┌────────

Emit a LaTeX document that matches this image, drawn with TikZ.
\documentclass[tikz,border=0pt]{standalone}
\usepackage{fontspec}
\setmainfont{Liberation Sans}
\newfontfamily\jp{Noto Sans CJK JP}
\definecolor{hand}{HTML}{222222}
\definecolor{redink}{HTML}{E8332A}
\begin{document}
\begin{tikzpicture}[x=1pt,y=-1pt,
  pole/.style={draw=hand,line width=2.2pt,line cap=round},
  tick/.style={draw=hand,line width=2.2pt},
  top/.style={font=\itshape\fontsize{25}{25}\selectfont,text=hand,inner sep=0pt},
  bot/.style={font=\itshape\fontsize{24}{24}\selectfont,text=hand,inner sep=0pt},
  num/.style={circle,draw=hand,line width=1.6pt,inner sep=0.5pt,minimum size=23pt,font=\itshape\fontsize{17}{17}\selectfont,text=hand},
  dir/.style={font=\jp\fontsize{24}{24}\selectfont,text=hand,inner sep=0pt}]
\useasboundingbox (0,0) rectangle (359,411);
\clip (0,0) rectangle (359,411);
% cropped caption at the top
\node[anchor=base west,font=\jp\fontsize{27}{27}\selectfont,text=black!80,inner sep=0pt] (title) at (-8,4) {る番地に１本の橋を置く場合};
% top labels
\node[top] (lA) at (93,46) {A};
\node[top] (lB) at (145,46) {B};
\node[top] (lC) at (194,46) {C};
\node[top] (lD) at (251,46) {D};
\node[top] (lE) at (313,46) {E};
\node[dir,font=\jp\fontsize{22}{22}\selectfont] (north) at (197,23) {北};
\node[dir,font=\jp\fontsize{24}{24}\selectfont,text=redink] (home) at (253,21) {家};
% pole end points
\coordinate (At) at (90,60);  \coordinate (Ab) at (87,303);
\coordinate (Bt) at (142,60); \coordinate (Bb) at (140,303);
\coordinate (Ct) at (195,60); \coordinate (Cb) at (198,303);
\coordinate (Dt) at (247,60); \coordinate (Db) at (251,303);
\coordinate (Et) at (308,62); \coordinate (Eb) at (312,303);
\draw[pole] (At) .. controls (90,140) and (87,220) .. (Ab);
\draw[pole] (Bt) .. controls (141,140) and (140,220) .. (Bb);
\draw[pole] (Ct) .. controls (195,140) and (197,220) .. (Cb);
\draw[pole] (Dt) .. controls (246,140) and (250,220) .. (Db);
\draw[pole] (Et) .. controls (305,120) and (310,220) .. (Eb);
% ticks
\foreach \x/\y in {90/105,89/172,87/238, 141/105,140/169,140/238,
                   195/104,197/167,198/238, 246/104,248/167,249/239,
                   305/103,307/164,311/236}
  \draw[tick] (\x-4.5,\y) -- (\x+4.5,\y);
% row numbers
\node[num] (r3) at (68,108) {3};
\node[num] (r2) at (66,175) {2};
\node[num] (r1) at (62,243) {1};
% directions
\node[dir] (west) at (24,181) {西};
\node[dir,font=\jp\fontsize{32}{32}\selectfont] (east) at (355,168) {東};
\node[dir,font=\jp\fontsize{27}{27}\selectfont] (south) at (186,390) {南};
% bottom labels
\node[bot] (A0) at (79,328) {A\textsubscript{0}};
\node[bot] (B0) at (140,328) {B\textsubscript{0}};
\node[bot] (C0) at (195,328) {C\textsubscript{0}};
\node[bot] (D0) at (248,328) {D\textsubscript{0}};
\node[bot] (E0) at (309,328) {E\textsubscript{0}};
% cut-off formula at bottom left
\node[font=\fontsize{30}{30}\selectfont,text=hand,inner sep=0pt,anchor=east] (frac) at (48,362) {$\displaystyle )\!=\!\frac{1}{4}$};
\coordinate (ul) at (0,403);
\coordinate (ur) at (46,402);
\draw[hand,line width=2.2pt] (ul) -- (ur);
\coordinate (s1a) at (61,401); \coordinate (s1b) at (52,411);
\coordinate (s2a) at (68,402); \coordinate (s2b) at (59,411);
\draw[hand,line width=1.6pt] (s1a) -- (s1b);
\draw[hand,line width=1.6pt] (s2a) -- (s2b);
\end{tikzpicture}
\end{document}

└────────
┌────────

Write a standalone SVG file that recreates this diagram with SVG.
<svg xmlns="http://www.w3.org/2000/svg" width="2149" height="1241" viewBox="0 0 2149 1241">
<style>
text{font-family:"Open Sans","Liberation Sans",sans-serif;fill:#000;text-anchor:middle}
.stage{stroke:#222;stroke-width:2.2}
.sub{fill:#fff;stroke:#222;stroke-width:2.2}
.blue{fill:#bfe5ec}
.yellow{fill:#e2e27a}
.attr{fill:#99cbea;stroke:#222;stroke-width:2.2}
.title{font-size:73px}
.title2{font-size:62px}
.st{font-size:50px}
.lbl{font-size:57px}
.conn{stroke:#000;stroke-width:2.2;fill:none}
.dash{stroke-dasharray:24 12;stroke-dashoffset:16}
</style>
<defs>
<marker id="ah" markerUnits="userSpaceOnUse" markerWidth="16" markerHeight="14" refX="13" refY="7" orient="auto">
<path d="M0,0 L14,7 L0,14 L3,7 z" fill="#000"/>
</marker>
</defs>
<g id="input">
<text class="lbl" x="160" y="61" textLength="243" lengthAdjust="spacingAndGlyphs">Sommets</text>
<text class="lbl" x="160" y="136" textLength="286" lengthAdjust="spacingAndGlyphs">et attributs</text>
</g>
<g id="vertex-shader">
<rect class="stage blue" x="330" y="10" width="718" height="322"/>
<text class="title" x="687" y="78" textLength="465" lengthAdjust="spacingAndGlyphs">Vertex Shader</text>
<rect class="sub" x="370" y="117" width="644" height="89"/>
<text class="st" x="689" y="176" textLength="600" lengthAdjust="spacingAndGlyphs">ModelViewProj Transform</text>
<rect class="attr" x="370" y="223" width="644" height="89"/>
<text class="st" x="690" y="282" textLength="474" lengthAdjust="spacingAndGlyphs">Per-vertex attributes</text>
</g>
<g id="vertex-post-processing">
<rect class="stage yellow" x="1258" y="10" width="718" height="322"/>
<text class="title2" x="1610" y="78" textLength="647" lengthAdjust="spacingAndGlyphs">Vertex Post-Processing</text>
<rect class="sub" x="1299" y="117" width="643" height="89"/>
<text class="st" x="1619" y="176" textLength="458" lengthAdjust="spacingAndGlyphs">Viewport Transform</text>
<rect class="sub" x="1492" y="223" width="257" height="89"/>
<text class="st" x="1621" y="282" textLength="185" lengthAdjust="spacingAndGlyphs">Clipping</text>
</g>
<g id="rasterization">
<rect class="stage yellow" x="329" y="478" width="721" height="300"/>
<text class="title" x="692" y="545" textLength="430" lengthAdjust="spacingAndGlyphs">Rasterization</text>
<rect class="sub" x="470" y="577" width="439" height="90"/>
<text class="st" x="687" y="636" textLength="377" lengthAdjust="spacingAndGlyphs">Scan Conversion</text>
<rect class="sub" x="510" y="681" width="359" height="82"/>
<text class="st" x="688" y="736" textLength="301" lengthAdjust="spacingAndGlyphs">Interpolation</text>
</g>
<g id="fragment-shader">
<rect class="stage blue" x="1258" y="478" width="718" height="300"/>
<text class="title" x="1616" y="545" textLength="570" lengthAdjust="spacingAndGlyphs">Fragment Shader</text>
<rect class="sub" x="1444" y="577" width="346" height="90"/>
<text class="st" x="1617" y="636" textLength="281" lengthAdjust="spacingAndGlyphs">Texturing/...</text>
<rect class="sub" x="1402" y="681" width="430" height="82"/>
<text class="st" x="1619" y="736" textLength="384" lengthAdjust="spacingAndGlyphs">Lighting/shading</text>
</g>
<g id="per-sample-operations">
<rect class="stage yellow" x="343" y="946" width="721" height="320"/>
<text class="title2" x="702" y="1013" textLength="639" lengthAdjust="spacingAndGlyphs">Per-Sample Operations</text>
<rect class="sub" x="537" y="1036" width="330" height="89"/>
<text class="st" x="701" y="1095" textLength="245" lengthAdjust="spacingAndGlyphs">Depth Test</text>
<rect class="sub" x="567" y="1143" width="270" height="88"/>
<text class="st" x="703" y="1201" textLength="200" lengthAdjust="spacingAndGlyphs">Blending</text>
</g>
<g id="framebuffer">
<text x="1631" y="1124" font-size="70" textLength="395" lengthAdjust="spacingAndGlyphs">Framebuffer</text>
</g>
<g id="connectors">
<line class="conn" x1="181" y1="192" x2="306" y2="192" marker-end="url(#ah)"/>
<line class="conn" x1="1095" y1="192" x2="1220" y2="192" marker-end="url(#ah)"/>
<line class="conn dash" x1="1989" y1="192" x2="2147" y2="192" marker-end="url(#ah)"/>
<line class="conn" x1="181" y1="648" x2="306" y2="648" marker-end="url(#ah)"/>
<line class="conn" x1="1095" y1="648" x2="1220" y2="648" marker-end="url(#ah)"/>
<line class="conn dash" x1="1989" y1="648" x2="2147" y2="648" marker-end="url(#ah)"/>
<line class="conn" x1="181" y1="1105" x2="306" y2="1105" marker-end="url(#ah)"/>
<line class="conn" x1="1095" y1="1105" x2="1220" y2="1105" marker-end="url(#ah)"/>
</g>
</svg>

└────────

**Exercise details**
Copy every line from the records above that contains the word "standalone".

**Answer for this exercise**
\documentclass[tikz,border=0pt]{standalone}
Write a standalone SVG file that recreates this diagram with SVG.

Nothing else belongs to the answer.